■ Do this:
Find the string "diagram" and gather every line that holds it.

■ Dataset excerpt:

— Begin —

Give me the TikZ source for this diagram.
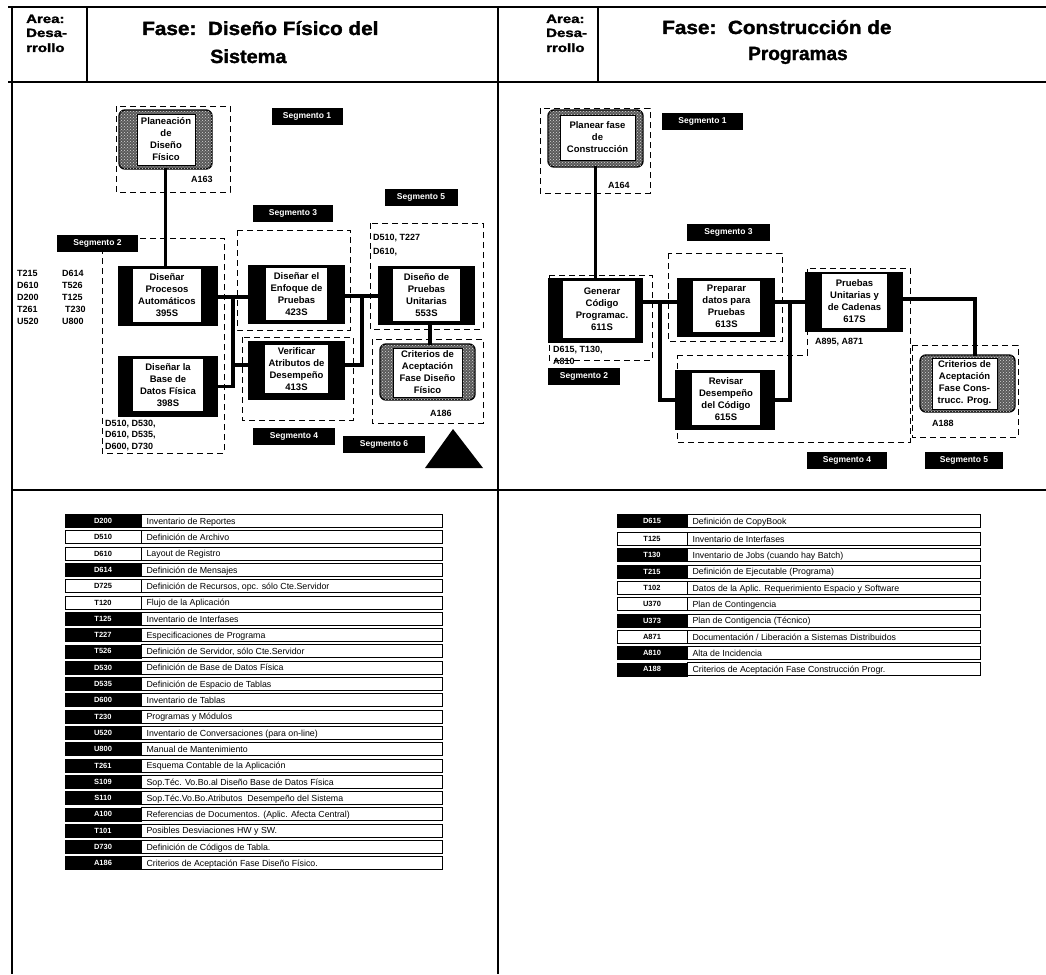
\documentclass[tikz,border=0pt]{standalone}
\usepackage{fontspec}
\setmainfont{Liberation Sans}
\newfontfamily\heavyfont[FakeBold=1.6]{Liberation Sans Bold}
\usepackage{graphicx}
\usetikzlibrary{fit,patterns}
\tikzset{
  frame/.style={line width=1.6pt},
  conn/.style={line width=3.6pt, line cap=rect},
  dbox/.style={line width=1pt, dash pattern=on 6pt off 4pt},
  seglab/.style={fill=black, text=white, font=\fontsize{8.5}{9}\selectfont\bfseries, minimum height=17pt, inner sep=0pt},
  boxtxt/.style={font=\fontsize{9.5}{12}\selectfont\bfseries, align=center, inner sep=0pt},
  lbl/.style={font=\fontsize{9}{12}\selectfont\bfseries, align=left, inner sep=0pt},
  hdr/.style={font=\fontsize{12}{15}\selectfont\heavyfont, inner sep=0pt},
  ttl/.style={font=\fontsize{17}{20}\selectfont\heavyfont, inner sep=0pt},
  codec/.style={draw=black, line width=0.8pt, minimum width=76pt, minimum height=13pt, inner sep=0pt, font=\fontsize{7.5}{8}\selectfont\bfseries},
  codecr/.style={codec, minimum width=70pt},
  descbox/.style={draw=black, line width=0.9pt, fill=white, minimum width=301pt, minimum height=13pt, inner sep=0pt},
  descboxr/.style={descbox, minimum width=293pt},
  desctxt/.style={font=\fontsize{8.8}{9}\selectfont, inner sep=0pt}
}
\newcommand\blkb[6]{%
  \node[fit={(#2)(#3)}, inner sep=0pt, fill=black] (#1) {};
  \node[fit={(#4)(#5)}, inner sep=0pt, fill=white] (#1-in) {};
  \node[boxtxt] at (#1-in.center) {#6};}
\newcommand\texb[6]{%
  \node[fit={(#2)(#3)}, inner sep=0pt, rounded corners=6pt, fill=black!65, draw=black, line width=1.4pt, postaction={pattern=crosshatch dots, pattern color=white!85!black}] (#1) {};
  \node[fit={(#4)(#5)}, inner sep=0pt, fill=white, draw=black, line width=0.5pt] (#1-in) {};
  \node[boxtxt] at (#1-in.center) {#6};}
\begin{document}
\begin{tikzpicture}[x=1pt,y=-1pt]
\useasboundingbox (0,0) rectangle (1046,974);
% ---------- frame ----------
\draw[frame] (8,7) -- (1046,7);
\draw[frame] (8,82) -- (1046,82);
\draw[frame] (12,7) -- (12,974);
\draw[frame] (498,7) -- (498,974);
\draw[frame] (87,7) -- (87,82);
\draw[frame] (598,7) -- (598,82);
\draw[frame] (12,490) -- (1046,490);
% ---------- headers ----------
\node[hdr, anchor=base west] (a1) at (26,23) {\scalebox{1.25}[1]{Area:}};
\node[hdr, anchor=base west] (a2) at (26,37) {\scalebox{1.25}[1]{Desa-}};
\node[hdr, anchor=base west] (a3) at (26,52) {\scalebox{1.25}[1]{rrollo}};
\node[hdr, anchor=base west] (b1) at (546,23) {\scalebox{1.25}[1]{Area:}};
\node[hdr, anchor=base west] (b2) at (546,37) {\scalebox{1.25}[1]{Desa-}};
\node[hdr, anchor=base west] (b3) at (546,52) {\scalebox{1.25}[1]{rrollo}};
\node[ttl, anchor=base west] (t1) at (142,35) {\scalebox{1.22}[1.12]{Fase:\ \ Diseño Físico del}};
\node[ttl, anchor=base west] (t2) at (210,63) {\scalebox{1.17}[1.12]{Sistema}};
\node[ttl, anchor=base west] (t3) at (662,34) {\scalebox{1.22}[1.12]{Fase:\ \ Construcción de}};
\node[ttl, anchor=base west] (t4) at (748,60) {\scalebox{1.12}[1.12]{Programas}};
% ---------- left diagram: dashed areas ----------
\draw[dbox] (116,106) rectangle (230,192);
\draw[dbox] (102,238) rectangle (224,453);
\draw[dbox] (237,230) rectangle (350,330);
\draw[dbox] (242,337) rectangle (353,420);
\draw[dbox] (370,223) rectangle (483,329);
\draw[dbox] (372,339) rectangle (483,423);
% ---------- left diagram: boxes ----------
\texb{pl}{119,110}{212,169}{137,114}{195,165}{Planeación\\de\\Diseño\\Físico}
\blkb{dp}{118,266}{218,326}{133,269}{201,322}{Diseñar\\Procesos\\Automáticos\\395S}
\blkb{ep}{248,265}{345,324}{266,268}{327,320}{Diseñar el\\Enfoque de\\Pruebas\\423S}
\blkb{du}{378,266}{475,325}{393,269}{460,321}{Diseño de\\Pruebas\\Unitarias\\553S}
\blkb{bd}{118,356}{218,417}{133,359}{203,411}{Diseñar la\\Base de\\Datos Física\\398S}
\blkb{va}{248,341}{345,400}{265,345}{328,393}{Verificar\\Atributos de\\Desempeño\\413S}
\texb{cr1}{380,344}{475,400}{393,348}{462,397}{Criterios de\\Aceptación\\Fase Diseño\\Físico}
% ---------- left diagram: connectors ----------
\coordinate (j1) at (233,297);
\coordinate (j1b) at (233,365);
\coordinate (j2) at (362,296);
\coordinate (j2b) at (362,365);
\coordinate (j0) at (430,330);
\draw[conn] (pl.south) -- (pl.south |- dp.north);
\draw[conn] (dp.east |- j1) -- (ep.west |- j1);
\draw[conn] (j1) |- (bd.east);
\draw[conn] (j1b) -- (va.west |- j1b);
\draw[conn] (ep.east |- j2) -- (du.west |- j2);
\draw[conn] (j2) -- (j2b) -- (va.east |- j2b);
\draw[conn] (j0 |- du.south) -- (j0 |- cr1.north);
% ---------- left diagram: labels ----------
\node[seglab, minimum width=71pt] (s1) at (307,116.5) {Segmento 1};
\node[seglab, minimum width=73pt] (s5) at (421,197) {Segmento 5};
\node[seglab, minimum width=80pt] (s3) at (293,213.5) {Segmento 3};
\node[seglab, minimum width=81pt] (s2) at (97.5,243) {Segmento 2};
\node[seglab, minimum width=82pt] (s4) at (294,436) {Segmento 4};
\node[seglab, minimum width=82pt] (s6) at (384,444) {Segmento 6};
\node[lbl, anchor=west] (a163) at (191,179) {A163};
\node[lbl, anchor=west] (a186) at (430,413) {A186};
\node[lbl, anchor=north west] (l5) at (373,234) {D510, T227\\[2pt]D610,};
\node[lbl, anchor=north west] (lc1) at (17,270) {T215\\D610\\D200\\T261\\U520};
\node[lbl, anchor=north west] (lc2) at (62,270) {D614\\T526\\T125\\\hspace{3pt}T230\\U800};
\node[lbl, anchor=north west, font=\fontsize{9}{11.5}\selectfont\bfseries] (l2) at (105,420) {D510, D530,\\D610, D535,\\D600, D730};
\fill (425,468) -- (483,468) -- (453,429) -- cycle;
% ---------- right diagram: dashed areas ----------
\draw[dbox] (540,108) rectangle (650,193);
\draw[dbox] (668,253) rectangle (782,341);
\draw[dbox] (549,275) rectangle (652,360);
\draw[dbox] (677,355) -- (807,355) -- (807,268) -- (910,268) -- (910,442) -- (677,442) -- cycle;
\draw[dbox] (912,345) rectangle (1018,437);
% ---------- right diagram: boxes ----------
\texb{pf}{548,110}{643,167}{560,115}{635,160}{Planear fase\\de\\Construcción}
\blkb{gc}{548,278}{643,343}{563,281}{635,338}{\hspace*{6pt}Generar\\\hspace*{6pt}Código\\\hspace*{6pt}Programac.\\\hspace*{6pt}611S}
\blkb{pd}{677,278}{775,337}{693,281}{760,332}{Preparar\\datos para\\Pruebas\\613S}
\blkb{pu}{805,272}{903,332}{822,274}{887,328}{Pruebas\\Unitarias y\\de Cadenas\\617S}
\blkb{rd}{675,370}{775,430}{692,373}{760,425}{Revisar\\Desempeño\\del Código\\615S}
\texb{cr2}{920,355}{1015,412}{932,358}{997,409}{Criterios de\\Aceptación\\Fase Cons-\\trucc. Prog.}
% ---------- right diagram: connectors ----------
\coordinate (j3) at (660,302);
\coordinate (j4) at (790,302);
\coordinate (j5) at (975,299);
\draw[conn] (pf.south) -- (pf.south |- gc.north);
\draw[conn] (gc.east |- j3) -- (pd.west |- j3);
\draw[conn] (j3) |- (rd.west);
\draw[conn] (pd.east |- j4) -- (pu.west |- j4);
\draw[conn] (j4) |- (rd.east);
\draw[conn] (pu.east |- j5) -- (j5) -- (j5 |- cr2.north);
% ---------- right diagram: labels ----------
\node[seglab, minimum width=81pt] (r1) at (702.5,121) {Segmento 1};
\node[seglab, minimum width=83pt] (r3) at (728.5,232.5) {Segmento 3};
\node[seglab, minimum width=72pt] (r2) at (584,376) {Segmento 2};
\node[seglab, minimum width=80pt] (r4) at (847,460) {Segmento 4};
\node[seglab, minimum width=78pt] (r5) at (964,460) {Segmento 5};
\node[lbl, anchor=west] (a164) at (608,185) {A164};
\node[lbl, anchor=west] (a188) at (932,423) {A188};
\node[lbl, anchor=west] (a895) at (815,342) {A895, A871};
\node[lbl, anchor=north west, font=\fontsize{9}{12}\selectfont\bfseries] (d615) at (553,346) {D615, T130,\\A810};
% ---------- left table ----------
\foreach \c/\d/\f/\t [count=\i from 0] in {
 D200/{Inventario de Reportes}/black/white,
 D510/{Definición de Archivo}/white/black,
 D610/{Layout de Registro}/white/black,
 D614/{Definición de Mensajes}/black/white,
 D725/{Definición de Recursos, opc. sólo Cte.Servidor}/white/black,
 T120/{Flujo de la Aplicación}/white/black,
 T125/{Inventario de Interfases}/black/white,
 T227/{Especificaciones de Programa}/black/white,
 T526/{Definición de Servidor, sólo Cte.Servidor}/black/white,
 D530/{Definición de Base de Datos Física}/black/white,
 D535/{Definición de Espacio de Tablas}/black/white,
 D600/{Inventario de Tablas}/black/white,
 T230/{Programas y Módulos}/black/white,
 U520/{Inventario de Conversaciones (para on-line)}/black/white,
 U800/{Manual de Mantenimiento}/black/white,
 T261/{Esquema Contable de la Aplicación}/black/white,
 S109/{Sop.Téc. Vo.Bo.al Diseño Base de Datos Física}/black/white,
 S110/{Sop.Téc.Vo.Bo.Atributos\ \ Desempeño del Sistema}/black/white,
 A100/{Referencias de Documentos. (Aplic. Afecta Central)}/black/white,
 T101/{Posibles Desviaciones HW y SW.}/black/white,
 D730/{Definición de Códigos de Tabla.}/black/white,
 A186/{Criterios de Aceptación Fase Diseño Físico.}/black/white}{
  \pgfmathsetmacro\yy{521+16.3*\i}
  \node[codec, fill=\f, text=\t] (lc\i) at (103,\yy) {\c};
  \node[descbox, anchor=west] (ld\i) at (lc\i.east) {};
  \node[desctxt, anchor=base west] (lt\i) at ([xshift=5pt, yshift=-3.2pt]ld\i.west) {\d};
}
% ---------- right table ----------
\foreach \c/\d/\f/\t [count=\i from 0] in {
 D615/{Definición de CopyBook}/black/white,
 T125/{Inventario de Interfases}/white/black,
 T130/{Inventario de Jobs (cuando hay Batch)}/black/white,
 T215/{Definición de Ejecutable (Programa)}/black/white,
 T102/{Datos de la Aplic. Requerimiento Espacio y Software}/white/black,
 U370/{Plan de Contingencia}/white/black,
 U373/{Plan de Contigencia (Técnico)}/black/white,
 A871/{Documentación / Liberación a Sistemas Distribuidos}/white/black,
 A810/{Alta de Incidencia}/black/white,
 A188/{Criterios de Aceptación Fase Construcción Progr.}/black/white}{
  \pgfmathsetmacro\yy{\i==0 ? 521 : 522.7+16.3*\i}
  \node[codecr, fill=\f, text=\t] (rc\i) at (652,\yy) {\c};
  \node[descboxr, anchor=west] (rd\i) at (rc\i.east) {};
  \node[desctxt, anchor=base west] (rt\i) at ([xshift=5pt, yshift=-3.2pt]rd\i.west) {\d};
}
\end{tikzpicture}
\end{document}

— End —

■ Exercise solution:
Give me the TikZ source for this diagram.
% ---------- left diagram: dashed areas ----------
% ---------- left diagram: boxes ----------
% ---------- left diagram: connectors ----------
% ---------- left diagram: labels ----------
% ---------- right diagram: dashed areas ----------
% ---------- right diagram: boxes ----------
% ---------- right diagram: connectors ----------
% ---------- right diagram: labels ----------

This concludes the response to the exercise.